0
votes

In my project i am using jsoncpp, boost and many libraries, when i ran the valgrind for my program in many palces including jsoncpp, boost libraries it shows possible memory leak in string creation

I have pasted the valgrind error snippets

==5506== 427,198 bytes in 489 blocks are possibly lost in loss record 8,343 of 8,359

==5506== at 0x4C2B1C7: operator new(unsigned long) (in /usr/lib/valgrind/vgpreload_memcheck-amd64-linux.so)

==5506== by 0x9360A88: std::string::_Rep::_S_create(unsigned long, unsigned long, std::allocator const&) (in /usr/lib/x86_64-linux-gnu/libstdc++.so.6.0.16)

==5506== by 0x55EB0BD: char* std::string::_S_construct(char const*, char const*, std::allocator const&, std::forward_iterator_tag) (basic_string.tcc:140)

==5506== by 0x936261C: std::basic_string, std::allocator >::basic_string(char const*, unsigned long, std::allocator const&) (in /usr/lib/x86_64-linux-gnu/libstdc++.so.6.0.16)

==5506== by 0x63FEB99: Json::Value::asString() const (json_value.cpp:611)
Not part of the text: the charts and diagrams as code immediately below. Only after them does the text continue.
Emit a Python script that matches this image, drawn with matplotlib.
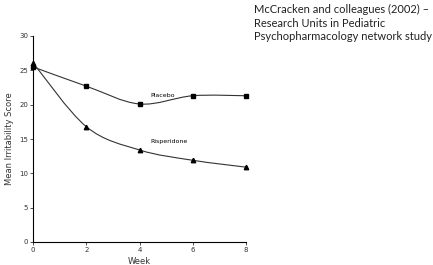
import matplotlib.pyplot as plt
from matplotlib.path import Path
from matplotlib.patches import PathPatch
import numpy as np

weeks = [0, 2, 4, 6, 8]
placebo = [25.5, 22.7, 20.1, 21.3, 21.3]
risperidone = [26.1, 16.8, 13.4, 11.9, 10.9]
yticks = [0, 5, 10, 15, 20, 25, 30]
xticks = [0, 2, 4, 6, 8]
title = "McCracken and colleagues (2002) \u2013\nResearch Units in Pediatric\nPsychopharmacology network study"


def smooth_path(x, y):
    # Catmull-Rom style bezier through the points
    x = np.asarray(x, float)
    y = np.asarray(y, float)
    verts = [(x[0], y[0])]
    codes = [Path.MOVETO]
    n = len(x)
    for i in range(n - 1):
        x0, y0 = (x[i - 1], y[i - 1]) if i > 0 else (x[i], y[i])
        x3, y3 = (x[i + 2], y[i + 2]) if i + 2 < n else (x[i + 1], y[i + 1])
        c1 = (x[i] + (x[i + 1] - x0) / 6, y[i] + (y[i + 1] - y0) / 6)
        c2 = (x[i + 1] - (x3 - x[i]) / 6, y[i + 1] - (y3 - y[i]) / 6)
        verts += [c1, c2, (x[i + 1], y[i + 1])]
        codes += [Path.CURVE4] * 3
    return Path(verts, codes)


fig = plt.figure(figsize=(4.33, 2.65), dpi=100)
ax = fig.add_axes([33 / 433, 23 / 265, 213 / 433, 206 / 265])

for series, marker in [(placebo, 's'), (risperidone, '^')]:
    ax.add_patch(PathPatch(smooth_path(weeks, series), facecolor='none',
                           edgecolor='#333333', lw=0.8))
    ax.plot(weeks, series, linestyle='none', marker=marker, ms=3.2,
            color='black', clip_on=False, zorder=3)

ax.text(4.4, 21.0, "Placebo", fontsize=4.5, ha='left', va='bottom')
ax.text(4.4, 14.3, "Risperidone", fontsize=4.5, ha='left', va='bottom')

ax.set_xlim(0, 8)
ax.set_ylim(0, 30)
ax.set_xticks(xticks)
ax.set_yticks(yticks)
ax.tick_params(labelsize=5, length=2, width=0.6, pad=1.5, colors='#333333')
ax.spines['top'].set_visible(False)
ax.spines['right'].set_visible(False)
ax.spines['left'].set_linewidth(0.8)
ax.spines['bottom'].set_linewidth(0.8)
ax.set_xlabel("Week", fontsize=6, labelpad=3, color='#333333')
ax.set_ylabel("Mean Irritability Score", fontsize=6, labelpad=4, color='#333333')

fig.text(254 / 433, 1 - 4 / 265, title, fontsize=8.0, family='Lato',
         ha='left', va='top', linespacing=1.3, color='#222222')

fig.savefig("out.png", dpi=100)
plt.close(fig)
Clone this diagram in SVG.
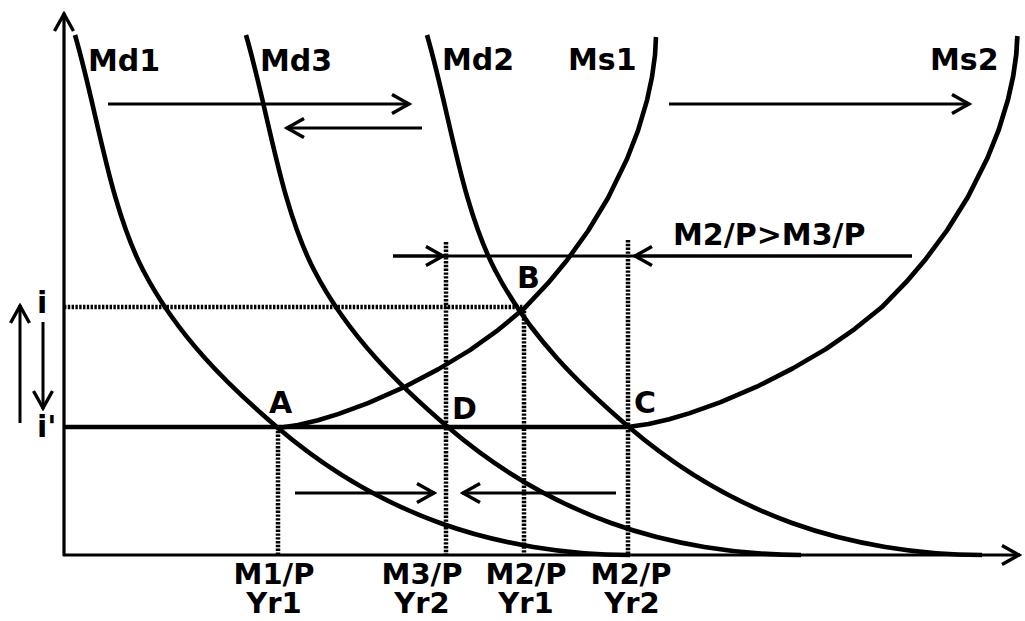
<svg xmlns="http://www.w3.org/2000/svg" width="1025" height="621" viewBox="0 0 1025 621">
<style>
.crv{fill:none;stroke:#000;stroke-width:4.6;stroke-linecap:butt;stroke-linejoin:round}
.ax{fill:none;stroke:#000;stroke-width:3.2}
.arr{fill:none;stroke:#000;stroke-width:3;marker-end:url(#ah)}
.dot{fill:none;stroke:#000;stroke-width:4.5;stroke-dasharray:2.4 1.4}
.lbl{font-family:"DejaVu Sans","Liberation Sans",sans-serif;font-weight:bold;font-size:30px;fill:#000}
.bot{font-size:29px;text-anchor:middle}
</style>
<defs>
<marker id="ah" viewBox="-22 -12 24 24" refX="0" refY="0" markerWidth="24" markerHeight="24" markerUnits="userSpaceOnUse" orient="auto">
<path d="M-18,-9.5 L-1,0 L-18,9.5" fill="none" stroke="#000" stroke-width="3.4" stroke-linejoin="miter"/>
</marker>
<path id="md" d="M75,35 C97.7,113.3 109.2,204.5 143,270 C176.8,335.5 228.5,385.8 278,428 C327.5,470.2 381.3,501.8 440,523 C498.7,544.2 567,555 630,555"/>
<path id="ms" d="M278,428 L298,424.9 L318,420.2 L338,414.1 L368,403.1 L403,387.7 L438,369.4 L470,350.1 L498,330.1 L524,308.6 L548,283.2 L567,260.2 L588,231 L608,198 L627,159 L638,130.6 L647,100.3 L652,77 L655,55.1 L656,37"/>
</defs>
<rect width="1025" height="621" fill="#fff"/>

<g id="axes">
<line class="ax" x1="64" y1="556" x2="64" y2="13" marker-end="url(#ah)"/>
<line class="ax" x1="63" y1="555" x2="1020" y2="555" stroke-width="3.6" marker-end="url(#ah)"/>
</g>

<g id="guides">
<line class="dot" x1="64" y1="307" x2="524" y2="307"/>
<line class="dot" x1="278" y1="427" x2="278" y2="555"/>
<line class="dot" x1="446" y1="242" x2="446" y2="555"/>
<line class="dot" x1="524" y1="307" x2="524" y2="555"/>
<line class="dot" x1="628" y1="240" x2="628" y2="555"/>
<line x1="64" y1="427" x2="630" y2="427" stroke="#000" stroke-width="4.6"/>
</g>

<g id="Md1"><use href="#md" class="crv"/><text class="lbl" x="88" y="71">Md1</text></g>
<g id="Md3"><use href="#md" class="crv" transform="translate(171,0)"/><text class="lbl" x="260" y="71">Md3</text></g>
<g id="Md2"><use href="#md" class="crv" transform="translate(352,0)"/><text class="lbl" x="442" y="70">Md2</text></g>
<g id="Ms1"><use href="#ms" class="crv"/><text class="lbl" x="568" y="70">Ms1</text></g>
<g id="Ms2"><use href="#ms" class="crv" transform="matrix(1.03 0 0 1 341.66 -1)"/><text class="lbl" x="930" y="70">Ms2</text></g>

<g id="points">
<text class="lbl" x="269" y="413">A</text>
<text class="lbl" x="517" y="288">B</text>
<text class="lbl" x="634" y="413">C</text>
<text class="lbl" x="452" y="419">D</text>
<text class="lbl" x="37" y="313">i</text>
<text class="lbl" x="37" y="437">i'</text>
<text class="lbl" x="673" y="245">M2/P&gt;M3/P</text>
</g>

<g id="xlabels">
<text class="lbl bot" x="274" y="584">M1/P<tspan x="274" dy="29">Yr1</tspan></text>
<text class="lbl bot" x="422" y="584">M3/P<tspan x="422" dy="29">Yr2</tspan></text>
<text class="lbl bot" x="526" y="584">M2/P<tspan x="526" dy="29">Yr1</tspan></text>
<text class="lbl bot" x="631" y="584">M2/P<tspan x="632" dy="29">Yr2</tspan></text>
</g>

<g id="connectors">
<line class="arr" x1="108" y1="104" x2="410" y2="104"/>
<line class="arr" x1="422" y1="128" x2="286" y2="128"/>
<line class="arr" x1="669" y1="104" x2="970" y2="104"/>
<line x1="393" y1="256" x2="912" y2="256" stroke="#000" stroke-width="3"/>
<line class="arr" x1="393" y1="256" x2="444" y2="256"/>
<line class="arr" x1="912" y1="256" x2="634" y2="256"/>
<line class="arr" x1="295" y1="493" x2="435" y2="493"/>
<line class="arr" x1="616" y1="493" x2="462" y2="493"/>
<line class="arr" x1="20" y1="423" x2="20" y2="305"/>
<line class="arr" x1="43" y1="322" x2="43" y2="409"/>
</g>
</svg>
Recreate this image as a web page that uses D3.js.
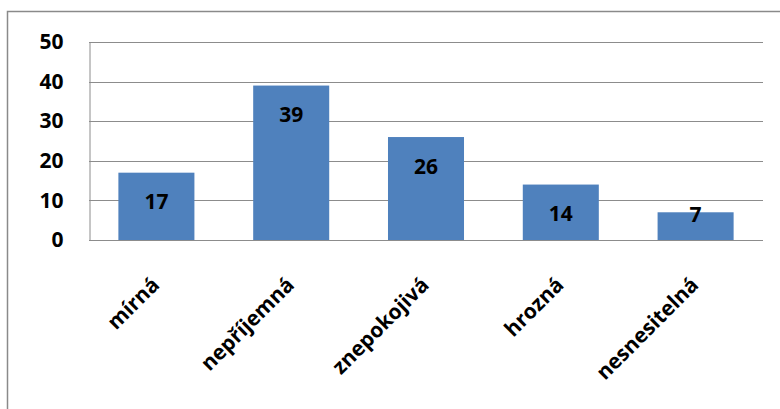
<!DOCTYPE html>
<html>
<head>
<meta charset="utf-8">
<script src="https://cdn.jsdelivr.net/npm/d3@7"></script>
<style>
  body { margin: 0; background: #fff; }
  text { font-family: "Open Sans", sans-serif; font-weight: bold; fill: #000; }
</style>
</head>
<body>
<svg id="chart" width="780" height="409"></svg>
<script>
// data
const categories = ["mírná", "nepříjemná", "znepokojivá", "hrozná", "nesnesitelná"];
const values = [17, 39, 26, 14, 7];
const yTicks = [0, 10, 20, 30, 40, 50];

const svg = d3.select("#chart");
const plot = { left: 89, right: 763, top: 42, bottom: 240 };

// outer frame (right and bottom edges run off the picture)
svg.append("rect")
  .attr("x", 7.5).attr("y", 11.5)
  .attr("width", 800).attr("height", 420)
  .attr("fill", "none").attr("stroke", "#8a8a8a").attr("stroke-width", 1.5);

const x = d3.scaleBand()
  .domain(categories)
  .range([plot.left, plot.right])
  .paddingInner(0.436)
  .paddingOuter(0.218);

const y = d3.scaleLinear().domain([0, 50]).range([plot.bottom, plot.top]);

// gridlines
svg.append("g")
  .selectAll("line")
  .data(yTicks)
  .join("line")
  .attr("x1", plot.left).attr("x2", plot.right)
  .attr("y1", d => Math.round(y(d)) + 0.5).attr("y2", d => Math.round(y(d)) + 0.5)
  .attr("stroke", "#8c8c8c").attr("stroke-width", 1);

// y axis
const yAxis = svg.append("g")
  .attr("transform", `translate(${plot.left + 0.5},0)`)
  .call(d3.axisLeft(y).tickValues(yTicks).tickSize(0).tickPadding(26));
yAxis.select(".domain").attr("stroke", "#8c8c8c");
yAxis.selectAll("text").attr("font-size", 21).attr("fill", "#000")
  .style("font-family", "'Open Sans', sans-serif").style("font-weight", "bold");

// bars
svg.append("g")
  .selectAll("rect")
  .data(values)
  .join("rect")
  .attr("x", (d, i) => x(categories[i]))
  .attr("y", d => y(d))
  .attr("width", x.bandwidth())
  .attr("height", d => y(0) - y(d))
  .attr("fill", "#4f81bd");

// bar labels
svg.append("g")
  .selectAll("text")
  .data(values)
  .join("text")
  .attr("x", (d, i) => x(categories[i]) + x.bandwidth() / 2)
  .attr("y", d => Math.min(y(d) + 29, y(0) - 26))
  .attr("dy", "0.36em")
  .attr("text-anchor", "middle")
  .attr("font-size", 21)
  .text(d => d);

// x axis line
svg.append("line")
  .attr("x1", plot.left).attr("x2", plot.right)
  .attr("y1", plot.bottom + 0.5).attr("y2", plot.bottom + 0.5)
  .attr("stroke", "#8c8c8c");

// category labels, rotated
svg.append("g")
  .selectAll("text")
  .data(categories)
  .join("text")
  .attr("transform", d => `translate(${x(d) + x.bandwidth() / 2 - 1},${plot.bottom + 41}) rotate(-45)`)
  .attr("text-anchor", "end")
  .attr("dy", "0.35em")
  .attr("font-size", 21)
  .text(d => d);
</script>
</body>
</html>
My question is are these errors are valid or they are false positive ?

Thanks in advance

2
check (json_value.cpp:611), maybe std::string itself is 'possibly lost' (allocated by new, part of union etc.)Hcorg
@Hcorg I checked the line((json_value.cpp:611) it is 'return std::string(this_str, this_len);' The 'this_str' is a char const* str and 'this_len' is unsigned i don't find them as leak sourceCharzhard
Where is your testcase?Lightness Races in Orbit

2 Answers

2
votes

To be completely sure, you can do a looped test and check for memory hogging.

We had similar messages and they turned out to be false positives, so we added them to the suppression list.

1
votes

Valgrind has some heuristics that reduces the number of 'false positive' possibly lost.

A.o., it has an heuristic to better detect std::string.

Use the following options to activate some heuristics: --leak-check-heuristics=heur1,heur2,... which heuristics to use for improving leak search false positive [none] where heur is one of: stdstring length64 newarray multipleinheritance all none

Note that in the upcoming 3.11 release, the default for this option has been changed from 'none' to 'all'.